Yet another controversial study on the Intelligent Quotient (IQ) has just been published by Nature (30 March 2006), and once again I have a hard time seeing what the controversy is all about. The study, by a group led by Philip Shaw at the National Institute of Mental Health in Bethesda, Maryland, tracked the growth of the brains of 300 children from age 6 to 19. The children were scored for their IQ early on in the study, and divided into three groups according to their IQ score. The researchers noticed that the bottom third of the distribution was also characterized by a thinner cortex (the area of the brain devoted to memory) and especially prefrontal cortex (where reasoning and planning are carried out). Interestingly, however, these children’s cortex eventually caught up with the rest of the group by age 19, recovering normal thickness.
This study indicates that there is some relationship between a measure of cognitive ability (IQ) and some physical characteristic of the brain.
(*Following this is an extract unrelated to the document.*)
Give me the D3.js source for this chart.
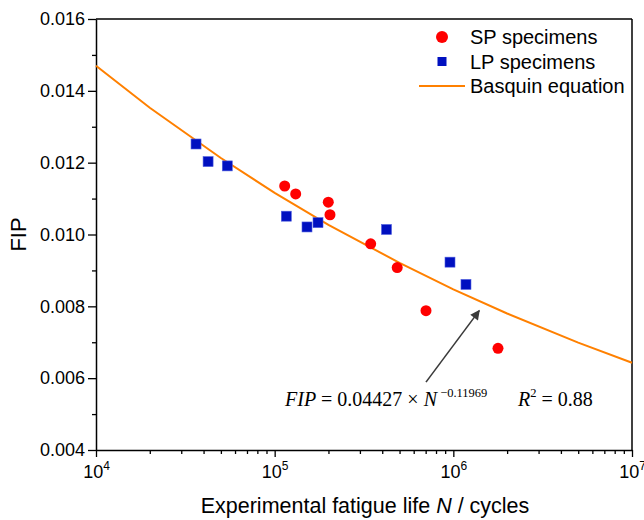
<!DOCTYPE html>
<html>
<head>
<meta charset="utf-8">
<script src="https://cdn.jsdelivr.net/npm/d3@7"></script>
<style>
  body { margin: 0; background: #fff; }
  svg { display: block; font-family: "Liberation Sans", Arial, sans-serif; }
</style>
</head>
<body>
<div id="chart"></div>
<script>
// data
const spLife = [113800, 131100, 199600, 204000, 344700, 485100, 703100, 1778000];
const spFip  = [0.01135, 0.01113, 0.01090, 0.01055, 0.00974, 0.00908, 0.00788, 0.00683];

const lpLife = [36300, 42400, 54300, 116200, 151700, 174800, 422600, 957900, 1177000];
const lpFip  = [0.01252, 0.01203, 0.01191, 0.01051, 0.01021, 0.01033, 0.01014, 0.00923, 0.00861];

// Basquin fit line, as drawn
const fitLife = [1e4, 2e4, 5e4, 1e5, 2e5, 5e5, 1e6, 2e6, 5e6, 1e7];
const fitFip  = [0.01470, 0.01353, 0.01213, 0.01116, 0.01027, 0.00921, 0.00847, 0.00780, 0.00699, 0.00643];

const xTicks = [1e4, 1e5, 1e6, 1e7];
const xTickExp = ["4", "5", "6", "7"];
const yTicks = [0.004, 0.006, 0.008, 0.010, 0.012, 0.014, 0.016];
const yMinor = [0.005, 0.007, 0.009, 0.011, 0.013, 0.015];

const legendLabels = ["SP specimens", "LP specimens", "Basquin equation"];

// arrow annotation: tail -> head (data units)
const arrowFrom = [703000, 0.00589];
const arrowTo = [1397000, 0.00788];

const W = 644, H = 520;
const margin = { top: 19, right: 12, bottom: 70, left: 96 };
const width = W - margin.left - margin.right;
const height = H - margin.top - margin.bottom;

const svg = d3.select("#chart").append("svg")
  .attr("width", W)
  .attr("height", H);

const g = svg.append("g")
  .attr("transform", `translate(${margin.left},${margin.top})`);

const x = d3.scaleLog().domain([1e4, 1e7]).range([0, width]);
const y = d3.scaleLinear().domain([0.004, 0.016]).range([height, 0]);

// minor ticks on x: 2..9 in every decade
const xMinor = [];
[1e4, 1e5, 1e6].forEach(d => { for (let k = 2; k <= 9; k++) xMinor.push(d * k); });

// frame (top + right)
g.append("line").attr("x1", 0).attr("x2", width).attr("y1", 0).attr("y2", 0)
  .attr("stroke", "#000").attr("stroke-width", 1.5);
g.append("line").attr("x1", width).attr("x2", width).attr("y1", 0).attr("y2", height)
  .attr("stroke", "#000").attr("stroke-width", 1.5);

// y axis
const yAxis = g.append("g").attr("class", "y-axis")
  .call(d3.axisLeft(y).tickValues(yTicks).tickFormat(d3.format(".3f")).tickSize(8).tickSizeOuter(0));
g.append("g").attr("class", "y-minor")
  .call(d3.axisLeft(y).tickValues(yMinor).tickFormat("").tickSize(4).tickSizeOuter(0))
  .select(".domain").remove();
yAxis.selectAll("text")
  .attr("font-size", 18)
  .attr("font-family", "Liberation Sans, Arial, sans-serif")
  .attr("fill", "#000")
  .attr("x", -11);

// x axis
const xAxis = g.append("g").attr("class", "x-axis")
  .attr("transform", `translate(0,${height})`)
  .call(d3.axisBottom(x).tickValues(xTicks).tickFormat("").tickSize(7).tickSizeOuter(0));
g.append("g").attr("class", "x-minor")
  .attr("transform", `translate(0,${height})`)
  .call(d3.axisBottom(x).tickValues(xMinor).tickFormat("").tickSize(4).tickSizeOuter(0))
  .select(".domain").remove();

xAxis.selectAll(".tick").each(function(d, i) {
  const t = d3.select(this).append("text")
    .attr("y", 28)
    .attr("fill", "#000")
    .attr("font-size", 18)
    .attr("font-family", "Liberation Sans, Arial, sans-serif")
    .attr("text-anchor", "middle");
  t.append("tspan").text("10");
  t.append("tspan").attr("dy", -8).attr("font-size", 12).text(xTickExp[i]);
});

g.selectAll(".domain").attr("stroke-width", 1.5);
g.selectAll(".tick line").attr("stroke-width", 1.3);

// axis titles
const xTitle = svg.append("text")
  .attr("x", margin.left + width / 2 + 1)
  .attr("y", 513)
  .attr("text-anchor", "middle")
  .attr("font-size", 21.5)
  .attr("fill", "#000");
xTitle.append("tspan").text("Experimental fatigue life ");
xTitle.append("tspan").attr("font-style", "italic").text("N");
xTitle.append("tspan").text(" / cycles");

svg.append("text")
  .attr("transform", `translate(26,${margin.top + height / 2}) rotate(-90)`)
  .attr("text-anchor", "middle")
  .attr("font-size", 22)
  .attr("fill", "#000")
  .text("FIP");

// fitted line
const fitData = fitLife.map((n, i) => ({ n, f: fitFip[i] }));
g.append("path")
  .datum(fitData)
  .attr("fill", "none")
  .attr("stroke", "#ff8000")
  .attr("stroke-width", 2)
  .attr("d", d3.line().x(d => x(d.n)).y(d => y(d.f)));

// points
const lpData = lpLife.map((n, i) => ({ n, f: lpFip[i] }));
const spData = spLife.map((n, i) => ({ n, f: spFip[i] }));
const sq = 10;

g.selectAll(".lp").data(lpData).join("rect")
  .attr("class", "lp")
  .attr("x", d => x(d.n) - sq / 2)
  .attr("y", d => y(d.f) - sq / 2)
  .attr("width", sq)
  .attr("height", sq)
  .attr("fill", "#0010c0")
  .attr("stroke", "#5060e0")
  .attr("stroke-width", 0.6);

g.selectAll(".sp").data(spData).join("circle")
  .attr("class", "sp")
  .attr("cx", d => x(d.n))
  .attr("cy", d => y(d.f))
  .attr("r", 5.5)
  .attr("fill", "#ff0000");

// arrow
svg.append("defs").append("marker")
  .attr("id", "head")
  .attr("viewBox", "0 0 10 10")
  .attr("refX", 9).attr("refY", 5)
  .attr("markerWidth", 7).attr("markerHeight", 6)
  .attr("markerUnits", "strokeWidth")
  .attr("orient", "auto")
  .append("path").attr("d", "M0,0 L10,5 L0,10 Z").attr("fill", "#3a3a3a");

g.append("line")
  .attr("x1", x(arrowFrom[0])).attr("y1", y(arrowFrom[1]))
  .attr("x2", x(arrowTo[0])).attr("y2", y(arrowTo[1]))
  .attr("stroke", "#3a3a3a")
  .attr("stroke-width", 1.6)
  .attr("marker-end", "url(#head)");

// equation text
const eq = svg.append("text")
  .attr("x", 285)
  .attr("y", 406)
  .attr("font-family", "Liberation Serif, Times New Roman, serif")
  .attr("font-size", 20)
  .attr("fill", "#000");
eq.append("tspan").attr("font-style", "italic").text("FIP");
eq.append("tspan").text(" = 0.04427 × ");
eq.append("tspan").attr("font-style", "italic").text("N");
eq.append("tspan").attr("dy", -9).attr("font-size", 12.5).text(" −0.11969");

const r2 = svg.append("text")
  .attr("x", 518)
  .attr("y", 406)
  .attr("font-family", "Liberation Serif, Times New Roman, serif")
  .attr("font-size", 20)
  .attr("fill", "#000");
r2.append("tspan").attr("font-style", "italic").text("R");
r2.append("tspan").attr("dy", -9).attr("font-size", 12.5).text("2");
r2.append("tspan").attr("dy", 9).text(" = 0.88");

// legend
const legend = svg.append("g").attr("transform", "translate(442,37)");
const rowGap = 24.5;
legend.append("circle").attr("cx", 0).attr("cy", 0).attr("r", 6).attr("fill", "#ff0000");
legend.append("rect").attr("x", -4.5).attr("y", rowGap - 4.5).attr("width", 9).attr("height", 9)
  .attr("fill", "#0010c0");
legend.append("line").attr("x1", -23).attr("x2", 23).attr("y1", rowGap * 2).attr("y2", rowGap * 2)
  .attr("stroke", "#ff8000").attr("stroke-width", 2);
legend.selectAll(".lab").data(legendLabels).join("text")
  .attr("class", "lab")
  .attr("x", 28)
  .attr("y", (d, i) => i * rowGap + 7)
  .attr("font-size", 20)
  .attr("fill", "#000")
  .text(d => d);
</script>
</body>
</html>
While interesting, this should be neither surprising nor controversial: after all, nobody would be shocked by the discovery that someone’s aerobic capacity is a function, among other things, of his lungs’ capacity. Of course mental functioning is related to brain structure: where else would it come from?
Also, the study is entirely agnostic about the nature-nurture controversy: we don’t know if the initial disparity among children was due to genetic or environmental factors (or, more likely, to some complex interaction between the two). Again using the lung-respiration analogy: some people may have larger lungs because of their genetic make-up, though we also know that the environment has a significant effect on shaping lung capacity, because of a widespread phenomenon in the biological world, known as phenotypic plasticity (most of my scientific career has been devoted to that topic, incidentally). Indeed, the fact that the children who started with a low thickness of their cortex caught up by the end of their teenage years seems to indicate a good degree of plasticity in brain growth, and suggests that if we really wish to use IQ for whatever purpose (it is significantly correlated with performance in formal school settings), we ought to measure it repeatedly throughout the growth of an individual and adjust our expectations accordingly.
A long-time critic of IQ studies, Steven Rose (Open University, UK) questioned the study by saying that “performance on cognitive tasks depends on a large number of factors, from emotive state to recall ability, and the IQ approach ignores all of these.” The first part of that statement is certainly true, but then again, it is a bit sterile to argue that one cannot do research because things are just to damn complex. If that attitude were generally adopted by scientists we would have made no progress since the ancient Greeks. The second part of Rose’s criticism misses the point: IQ measures are not meant to pinpoint any particular causal mechanism, they are simply a (probably simplistic) overall measure of a certain type of intellectual performance. Rose is of course countering the equally insane tendency on the other side of the debate, to automatically assume that IQ scores are the result of genetic rather than environmental factors (as in the controversial, and scientifically extremely naïve book “The Bell Curve,” by Murray and Herrnstein). IQ is in fact analogous to lung capacity: it measures something (though the latter is a much more straightforward biologically indicator), but it tells us precisely nothing about the causal pathways producing that particular measure. Therefore, studies like the one by Shaw and collaborators should be welcome as tiny steps toward understanding, rather than either embraced or rejected automatically, depending on one’s a priori ideological positions.